Twitter and Facebook blew up yesterday with the news that George Lucas sold Star Wars and all its rights to Disney. As the YouTube video of George’s explanation spread, fans seemed divided over whether this was a good or bad thing but were hesitantly excited about the simultaneous announcement that there would be new Star Wars movies as a result.
One of the most interesting reads was George Lucas Just Saved Star Wars by Firing George Lucas. Others had fun proposing possible names for the new movies to come from a Disney-owned Star Wars franchise:
Here are a few:
— When You Wish Upon a Death Star.
— Finding Greedo.
— Song of the Sith.
— Snow White and the Seven Droids.
— The Princess Leia Diaries.
— Emperor Palpatine’s New Groove.
— The Wookiee.
— Lilo & Sith.
— Droid Story.
As I trick or treated this year in a Star Wars inspired costume…
After getting a taste of the Power of the Force on Endor, where he was first honored as a god, C3-PO secretly decided to begin to study the ways of the Jedi around him until finally in 2012 he would reveal himself as a true Jedi Knight…never again to be mocked as a mere protocol droid.
And after displaying my Yoda Jedi Master Pumpkin…
People asked me what I thought of George’s sale of Star Wars to Disney. Usually, they wanted a short answer, so I just said, “Hesitantly optimistic, and happy for my son. Hopefully there will be a Star Wars Theme Park in the future in addition to more movies.”
But I have a longer answer.
As a fan of Star Wars (just search this blog), I’ve never jumped on the “hate George” band wagon. Yes, I have been mildly disappointed with the prequels, but I’ve also believed that the fans don’t own Star Wars, they are the recipients of it. We owe gratitude to George Lucas for a lot of joy he brought to our childhood – and even if he didn’t do everything the way we would have liked it, let’s not forget, it’s just a movie people. What he gave me as a boy was something more powerful than a movie or a story; he gave me the gift of IMAGINATION.
That has been something I have carried with me ever since I saw my very first movie in May 1977 at the young age of eight. When I watched that Star Destroyer passing overhead and saw and heard those laser lights blasting away…I was hooked.
I never stopped imagining. That’s why my basement is filled with Star Wars toys and why I never stopped playing with action figures, even creating my own silly action stories for kids via ToyBoxTales.com
Star Wars took me to a galaxy far, far away…where there were two suns, robots as funny as Abbott and Costello, a walking carpet that grunted – but his dashing partner understood every word – and a beautiful princess who needed rescuing.
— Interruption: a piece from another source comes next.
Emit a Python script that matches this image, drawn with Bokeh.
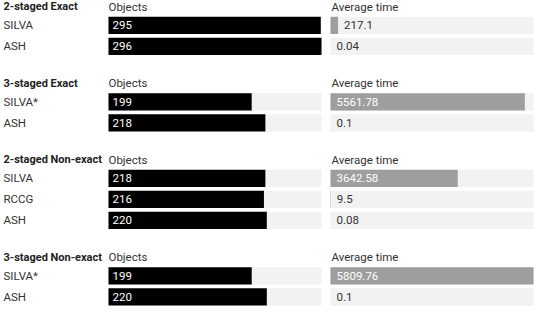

There were spaceships and aliens and so much more… and an evil dark villain, who it turned out in time, still had good in him and could be redeemed because, believe it or not, he still loved his son.
Perhaps, in time, George lost his way and that’s why some of that original magic was lost in the prequels. But the creativity and charm and visual splendor of far off worlds and tightly edited chase scenes only got better, even if the writing grew dull and the dialogue became wooden and forced. That far off galaxy still calls children to imagine and play with light swords and dress up and dream. For that, I still celebrate Star Wars.
I don’t think the problem with Star Wars is so much with George. I think it is with us growing up. I’m not saying I don’t agree with the criticisms of George Lucas and his handling of the prequels. It’s just that when I was eight years old, they wouldn’t have mattered. Like the lights of an oncoming car, it is so much easier to see the faults of another than our own. Could I have done better? I doubt it.
We have all made mistakes and missteps and fallen short of the expectations and hopes and aspirations of others. I’m glad I don’t have millions of fans! That’s far too many people to disappoint and let down for one mere mortal man. So I cut George Lucas a lot of slack. I think that’s called Grace.
I just look forward to what he does next. I’m his fan, unconditionally. We all need fans like that – fans who celebrate us with gratitude, even when we blow it. Those who will let us dust off, learn, and move on, a better man for when we’ve fallen on our face.
And I look forward to what Disney does with the characters and planets and story that he created.
May the Force be with Disney now!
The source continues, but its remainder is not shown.